GNOME Bugzilla – Bug 148326
xsltproc fails to process standalone parsed external entities
Last modified: 2009-08-15 18:40:50 UTC
when a document passed to xsltproc refers to a parsed external entity, that is declared as standalone, xsltproc failes. consider the following simple document, called a.xml: <?xml version="1.0" encoding="utf-8" standalone="yes" ?> <!DOCTYPE a [ <!ENTITY b SYSTEM "b.xml"> ]> <a> &b; </a> and the document b.xml: <?xml version="1.0" encoding="utf-8" standalone="yes" ?> <b/> when processing this document, with any XSLT, the following error is generated: $ xsltproc a.xsl a.xml b.xml:1: parser error : parsing XML declaration: '?>' expected <?xml version="1.0" encoding="utf-8" standalone="yes" ?> ^ a.xml:7: error: Failure to process entity b &b; ^ a.xml:7: parser error : Entity 'b' not defined &b; ^ unable to parse a.xml if b.xml is not specified as standalone, it is processed fine as a parsed external entity by xsltproc.

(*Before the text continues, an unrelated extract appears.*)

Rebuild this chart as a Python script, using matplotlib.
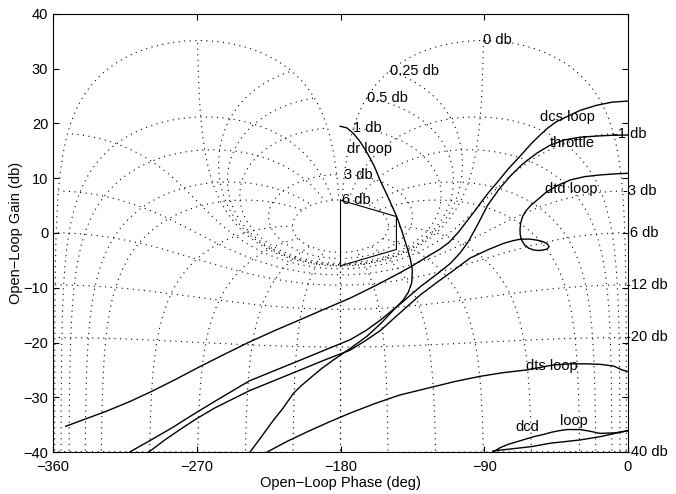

If you indicate the document is standalone, while it reference external parsed entities, this is a Well formedness error, the processing *must* stop, as the document is not XML. I am 100% sure of this. the behaviour is normal, in accordance to the XML-1.0 specification, and again you should rather read and understand the specs before reporting erronous bugs. If it was working for you before on other tools, those tools were just not compliants to the specifications. Daniel
Sorry, but I have to disaggree with you. First, let me have a slight change in my example above, to remove a confusion here. For a.xml be: <?xml version="1.0" encoding="utf-8" ?> <!DOCTYPE a [ <!ENTITY b SYSTEM "b.xml"> ]> <a> &b; </a> (note there is no standalone declaration there anymore). But neveretheless, that's not the heart of the problem, as the it lies with b.xml. b.xml is marked as standalone, which does _not_ refer to any externalities. Thus, it is a correct standalone document. Please note the error message given by xmltproc above: it gives an error for b.xml, not for a.xml. Second, the standalone declaration in the XML specification states that there are no external _markup declarations_ to an XML file. In my example, there are no external markup declarations, in fact, there aren't any markup declarations at all, neither in the original a.xml, the new a.xml or b.xml. An external parsed entity is not a markup declaration. Thus, all the sample XML files presented here are valid XML files. Moreover, there is a validity constraint in the XML specification for the standalone document declaration, but the above error is given also if the --novalid flag is used to invoke xsltproc. This flag, according to the documentation, turns off validation. So if there in fact would be external markup declarations (which there aren't), then the files should still pass with --novalid. (Actually the validiy constraint is not even that picky, see the XML specification.) Before your being 100% sure, please read up on the XML specification. In this case, section 2.9 Standalone Document Declaration, http://www.w3.org/TR/2004/REC-xml-20040204/#sec-rmd
In your initial example a.xml was not well-formed. Processing could not work, that's normal. The fact taht you're hitting the problem on b instead of a firstr is just an implementation issue. In the second example it's still not well formed because your external parsed entity is not well formed. You're reading the wrong part of the spec: http://www.w3.org/TR/2004/REC-xml-20040204/#TextEntities "External parsed entities SHOULD each begin with a text declaration." [77] TextDecl ::= '<?xml' VersionInfo? EncodingDecl S? '?>' A text declaration is *not* an XML Declaration, it doesn't allow standalone and the encoding is mandatory instead of optionnal. Again, libxslt is right (or rather libxml2), it reports the failure correctly. W.r.t. --novalid, you are confusing validity checking and reporting with well-formedness checking. The first one consist of checking that the document conforms to the DTD, it's optional, libxml2 does not do it by default and libxslt doesn't either since the XSLT (or rather XPAth) spec does not require it. The error you are seeing are well-formedness errors, i.e. fatal errors to conform to the XML grammar. They must be checked and the parser is forbidden to recover from them. The spec is not trivial. Try to have a full grasp of it, libxml2 is compliant, really, and I know what I'm talking about since I'm in the W3C group which maintains the specification. There might be bugs, but not trivial ones. Daniel
Indeed, b.xml fails the TextDecl rule, that's the problem. Thanks for pointing it out. (But than again, this has nothing to do with the standalone validity constraint, as posted in your first reply. On the contrary, standalone documents are free to reference external parsed entities.)